History, location, choice and inevitability all come together in a debut collection of short stories by Lancaster author Elizabeth Gonzalez called The Universal Physics of Escape. And the locations in the book will be familiar to Pennsylvania readers. Altoona, Centralia, Tremont, Harrisburg. Gonzalez herself moved around a lot as a child, and so the use of location in Gonzalez’s work isn’t incidental.

“Growing up having to constantly restart in a new place,” Gonzalez explains, “I think one of the things that developed in me was the habit of looking at people within their context from an outside perspective, and always trying to see ‘what makes them tick here, what do you do here and what don’t you do here, how do you talk here?’ It’s true that people are the same everywhere you go but they’re also very much a product of their place in kind of a cool way.”

The title of the book, The Universal Physics of Escape is the name of the last story but is also a key to thinking about the rest of the stories. “That is a really strong line of thinking through it,” she says. “This idea that you’re on a trajectory in life, how much of those choices are dictated by things that weren’t choices at all. That question of time also as a ruiner; really, time is the one that comes in at the end and makes the big decisions and cannont be undone. So I think that is something that I think a lot about. Escaping the weight of your own choices in the past or your own personality or your own personal history is a really big question.”

There’s the piano teacher who never went after the man who she loved, the reclaimation specialist who kind of fell into his career. And Zeke who accidentally shot and killed his brother years ago and befriends a woman whose son was killed in a car accident. Gonzalez’s stories make us look at  trajectories and ponder what could have been different and how we got to where we are.

Gonzalez’s own personal trajectory has led her to some success, including her work having recognized in Best American Nonrequired Reading as well as other publications and awards. She says this was especially gratifying because it can be hard to judge for herself whether her work is good or not. “The trouble is with fiction you can make an entire career and never really know if you’re good,” she says. “I think that’s the toughest thing about it. Because even now you can be a best-seller and people might say, ‘Well that’s not really good fiction.’ You can be obscure and writing the best stuff on the planet and someone will pull it out and you’ll get a hit and someone will say, ‘This is good’ but that might be the only champion you have during your lifetime. You never really know for sure unlike a basketball player or somebody who builds a bridge and people actually drive successfully and no one falls in the water. With fiction it’s always going to be very subjective. For me working in total obscurity to hit Best American, something like that says at least across the board I must be getting somewhere, I must be doing somethings right.”

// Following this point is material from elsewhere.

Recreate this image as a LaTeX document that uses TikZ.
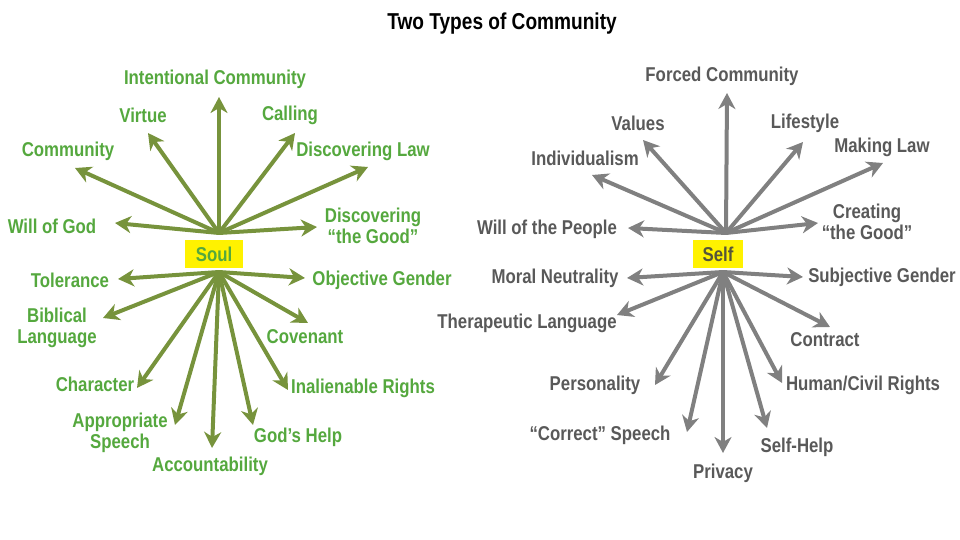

Which is good to know, because as she explains, writing is not always enjoyable. “I would say there are enjoyable moments among the tortuous moments rather than the other way around. Kazuo Ishiguro wrote about this, that he found it quite a miserable exercise and it is, I find, very unpleasant to go through,” she says as she laughs. “And yet addictive and rewarding at the same time. The process itself is laborious but when I finally say something that was really important to get out and I begin to understand myself what I was thinking about, that’s big for me. That’s almost like company.”